» Problem to solve
Please give back word for word the lines below, from the first one through the one with "const gh43err = [0.025, 0.031, 0.016, 0.022, 0.022];".

» Dataset extract
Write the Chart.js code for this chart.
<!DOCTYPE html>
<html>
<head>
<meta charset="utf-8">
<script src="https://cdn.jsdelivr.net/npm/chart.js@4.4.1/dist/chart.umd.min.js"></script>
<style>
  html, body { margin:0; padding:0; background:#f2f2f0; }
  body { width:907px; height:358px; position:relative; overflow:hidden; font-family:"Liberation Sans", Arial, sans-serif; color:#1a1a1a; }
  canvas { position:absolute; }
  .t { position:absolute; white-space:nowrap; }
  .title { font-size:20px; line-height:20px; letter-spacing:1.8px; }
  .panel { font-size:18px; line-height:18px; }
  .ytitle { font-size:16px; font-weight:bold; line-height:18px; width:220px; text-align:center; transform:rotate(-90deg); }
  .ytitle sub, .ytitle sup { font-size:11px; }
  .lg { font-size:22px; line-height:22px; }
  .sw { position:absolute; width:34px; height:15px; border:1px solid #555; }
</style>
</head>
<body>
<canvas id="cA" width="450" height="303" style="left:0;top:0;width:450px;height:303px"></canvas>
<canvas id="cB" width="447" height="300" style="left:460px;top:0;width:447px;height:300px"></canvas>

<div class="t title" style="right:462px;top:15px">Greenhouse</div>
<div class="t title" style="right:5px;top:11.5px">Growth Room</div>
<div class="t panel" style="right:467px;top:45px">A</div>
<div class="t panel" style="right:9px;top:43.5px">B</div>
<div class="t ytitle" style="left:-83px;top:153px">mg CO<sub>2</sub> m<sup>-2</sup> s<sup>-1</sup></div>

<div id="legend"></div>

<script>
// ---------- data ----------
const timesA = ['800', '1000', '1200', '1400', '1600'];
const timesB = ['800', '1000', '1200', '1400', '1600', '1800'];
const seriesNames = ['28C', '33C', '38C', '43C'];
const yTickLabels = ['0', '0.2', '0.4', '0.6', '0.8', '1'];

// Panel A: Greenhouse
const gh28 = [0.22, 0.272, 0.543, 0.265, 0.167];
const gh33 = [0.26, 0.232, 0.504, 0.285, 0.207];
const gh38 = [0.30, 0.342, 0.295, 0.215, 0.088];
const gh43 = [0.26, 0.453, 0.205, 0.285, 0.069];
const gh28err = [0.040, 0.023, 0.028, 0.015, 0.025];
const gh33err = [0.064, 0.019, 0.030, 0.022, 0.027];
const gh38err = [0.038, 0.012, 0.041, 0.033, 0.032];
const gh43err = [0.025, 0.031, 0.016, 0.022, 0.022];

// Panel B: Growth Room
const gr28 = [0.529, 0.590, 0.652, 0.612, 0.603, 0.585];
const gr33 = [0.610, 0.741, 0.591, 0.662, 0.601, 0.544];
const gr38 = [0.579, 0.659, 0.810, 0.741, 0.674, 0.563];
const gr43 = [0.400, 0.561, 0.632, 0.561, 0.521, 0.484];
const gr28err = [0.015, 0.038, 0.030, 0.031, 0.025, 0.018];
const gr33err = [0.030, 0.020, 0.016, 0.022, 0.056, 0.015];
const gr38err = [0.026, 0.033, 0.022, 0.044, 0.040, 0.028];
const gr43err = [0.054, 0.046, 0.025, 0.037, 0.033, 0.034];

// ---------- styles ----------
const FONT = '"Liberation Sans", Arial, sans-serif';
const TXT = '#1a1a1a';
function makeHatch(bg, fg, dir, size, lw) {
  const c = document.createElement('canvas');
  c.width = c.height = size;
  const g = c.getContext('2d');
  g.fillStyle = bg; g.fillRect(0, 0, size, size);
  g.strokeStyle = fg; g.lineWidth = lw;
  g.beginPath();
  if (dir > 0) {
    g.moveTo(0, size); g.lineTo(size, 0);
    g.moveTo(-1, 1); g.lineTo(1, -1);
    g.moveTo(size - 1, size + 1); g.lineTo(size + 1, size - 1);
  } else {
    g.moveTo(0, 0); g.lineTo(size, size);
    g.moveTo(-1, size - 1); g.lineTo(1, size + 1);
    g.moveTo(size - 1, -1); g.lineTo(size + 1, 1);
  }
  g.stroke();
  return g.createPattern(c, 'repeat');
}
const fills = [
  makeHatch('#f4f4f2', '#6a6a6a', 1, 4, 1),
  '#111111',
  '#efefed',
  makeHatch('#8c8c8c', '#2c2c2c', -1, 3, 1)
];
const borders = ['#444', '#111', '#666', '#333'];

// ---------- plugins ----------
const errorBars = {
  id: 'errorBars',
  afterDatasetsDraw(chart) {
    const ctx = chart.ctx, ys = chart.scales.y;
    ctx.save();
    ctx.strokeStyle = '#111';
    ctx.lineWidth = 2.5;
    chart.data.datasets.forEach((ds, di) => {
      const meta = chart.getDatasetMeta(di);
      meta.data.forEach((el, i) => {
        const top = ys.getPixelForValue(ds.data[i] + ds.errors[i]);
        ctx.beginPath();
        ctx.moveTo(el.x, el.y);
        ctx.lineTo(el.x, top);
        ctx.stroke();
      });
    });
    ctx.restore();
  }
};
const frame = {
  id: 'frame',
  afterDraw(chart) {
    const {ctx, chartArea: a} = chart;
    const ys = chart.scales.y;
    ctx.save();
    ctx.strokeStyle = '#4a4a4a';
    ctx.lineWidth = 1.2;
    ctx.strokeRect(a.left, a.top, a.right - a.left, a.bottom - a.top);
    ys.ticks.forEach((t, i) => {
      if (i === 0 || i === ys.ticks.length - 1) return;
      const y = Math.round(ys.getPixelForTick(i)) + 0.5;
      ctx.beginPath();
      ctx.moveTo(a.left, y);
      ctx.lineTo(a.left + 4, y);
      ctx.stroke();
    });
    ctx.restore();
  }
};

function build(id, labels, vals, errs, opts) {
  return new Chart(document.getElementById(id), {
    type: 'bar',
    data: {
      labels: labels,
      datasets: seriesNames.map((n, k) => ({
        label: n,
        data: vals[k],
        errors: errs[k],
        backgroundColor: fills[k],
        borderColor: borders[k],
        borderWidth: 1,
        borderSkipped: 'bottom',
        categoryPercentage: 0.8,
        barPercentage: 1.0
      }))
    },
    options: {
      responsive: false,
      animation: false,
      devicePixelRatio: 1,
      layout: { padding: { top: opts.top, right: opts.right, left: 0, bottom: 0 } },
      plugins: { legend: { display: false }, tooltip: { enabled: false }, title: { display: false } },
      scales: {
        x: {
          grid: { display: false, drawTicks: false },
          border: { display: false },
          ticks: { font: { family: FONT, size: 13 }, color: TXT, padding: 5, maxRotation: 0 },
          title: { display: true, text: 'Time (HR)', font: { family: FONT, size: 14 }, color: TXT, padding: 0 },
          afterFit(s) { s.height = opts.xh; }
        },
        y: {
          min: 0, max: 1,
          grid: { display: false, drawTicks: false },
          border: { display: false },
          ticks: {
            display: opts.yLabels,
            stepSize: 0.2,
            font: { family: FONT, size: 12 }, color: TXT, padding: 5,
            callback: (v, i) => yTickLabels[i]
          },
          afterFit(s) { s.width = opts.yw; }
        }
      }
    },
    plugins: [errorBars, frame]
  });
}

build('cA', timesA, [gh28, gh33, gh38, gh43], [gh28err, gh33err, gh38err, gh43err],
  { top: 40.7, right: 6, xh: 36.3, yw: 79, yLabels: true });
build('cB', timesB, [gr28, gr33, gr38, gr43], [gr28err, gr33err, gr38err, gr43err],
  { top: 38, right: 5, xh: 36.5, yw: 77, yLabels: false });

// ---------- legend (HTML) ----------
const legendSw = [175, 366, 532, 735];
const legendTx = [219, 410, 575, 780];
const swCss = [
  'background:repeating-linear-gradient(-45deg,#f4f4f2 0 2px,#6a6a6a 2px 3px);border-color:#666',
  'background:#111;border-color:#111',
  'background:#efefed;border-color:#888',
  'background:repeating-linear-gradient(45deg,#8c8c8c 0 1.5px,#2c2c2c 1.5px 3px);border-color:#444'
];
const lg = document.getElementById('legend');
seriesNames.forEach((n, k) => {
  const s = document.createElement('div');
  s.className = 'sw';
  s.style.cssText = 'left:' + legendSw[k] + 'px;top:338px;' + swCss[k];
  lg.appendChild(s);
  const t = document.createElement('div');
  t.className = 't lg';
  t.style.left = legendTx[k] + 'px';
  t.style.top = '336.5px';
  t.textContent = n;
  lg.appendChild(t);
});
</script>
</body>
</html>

» Solution to the problem
Write the Chart.js code for this chart.
<!DOCTYPE html>
<html>
<head>
<meta charset="utf-8">
<script src="https://cdn.jsdelivr.net/npm/chart.js@4.4.1/dist/chart.umd.min.js"></script>
<style>
  html, body { margin:0; padding:0; background:#f2f2f0; }
  body { width:907px; height:358px; position:relative; overflow:hidden; font-family:"Liberation Sans", Arial, sans-serif; color:#1a1a1a; }
  canvas { position:absolute; }
  .t { position:absolute; white-space:nowrap; }
  .title { font-size:20px; line-height:20px; letter-spacing:1.8px; }
  .panel { font-size:18px; line-height:18px; }
  .ytitle { font-size:16px; font-weight:bold; line-height:18px; width:220px; text-align:center; transform:rotate(-90deg); }
  .ytitle sub, .ytitle sup { font-size:11px; }
  .lg { font-size:22px; line-height:22px; }
  .sw { position:absolute; width:34px; height:15px; border:1px solid #555; }
</style>
</head>
<body>
<canvas id="cA" width="450" height="303" style="left:0;top:0;width:450px;height:303px"></canvas>
<canvas id="cB" width="447" height="300" style="left:460px;top:0;width:447px;height:300px"></canvas>

<div class="t title" style="right:462px;top:15px">Greenhouse</div>
<div class="t title" style="right:5px;top:11.5px">Growth Room</div>
<div class="t panel" style="right:467px;top:45px">A</div>
<div class="t panel" style="right:9px;top:43.5px">B</div>
<div class="t ytitle" style="left:-83px;top:153px">mg CO<sub>2</sub> m<sup>-2</sup> s<sup>-1</sup></div>

<div id="legend"></div>

<script>
// ---------- data ----------
const timesA = ['800', '1000', '1200', '1400', '1600'];
const timesB = ['800', '1000', '1200', '1400', '1600', '1800'];
const seriesNames = ['28C', '33C', '38C', '43C'];
const yTickLabels = ['0', '0.2', '0.4', '0.6', '0.8', '1'];

// Panel A: Greenhouse
const gh28 = [0.22, 0.272, 0.543, 0.265, 0.167];
const gh33 = [0.26, 0.232, 0.504, 0.285, 0.207];
const gh38 = [0.30, 0.342, 0.295, 0.215, 0.088];
const gh43 = [0.26, 0.453, 0.205, 0.285, 0.069];
const gh28err = [0.040, 0.023, 0.028, 0.015, 0.025];
const gh33err = [0.064, 0.019, 0.030, 0.022, 0.027];
const gh38err = [0.038, 0.012, 0.041, 0.033, 0.032];
const gh43err = [0.025, 0.031, 0.016, 0.022, 0.022];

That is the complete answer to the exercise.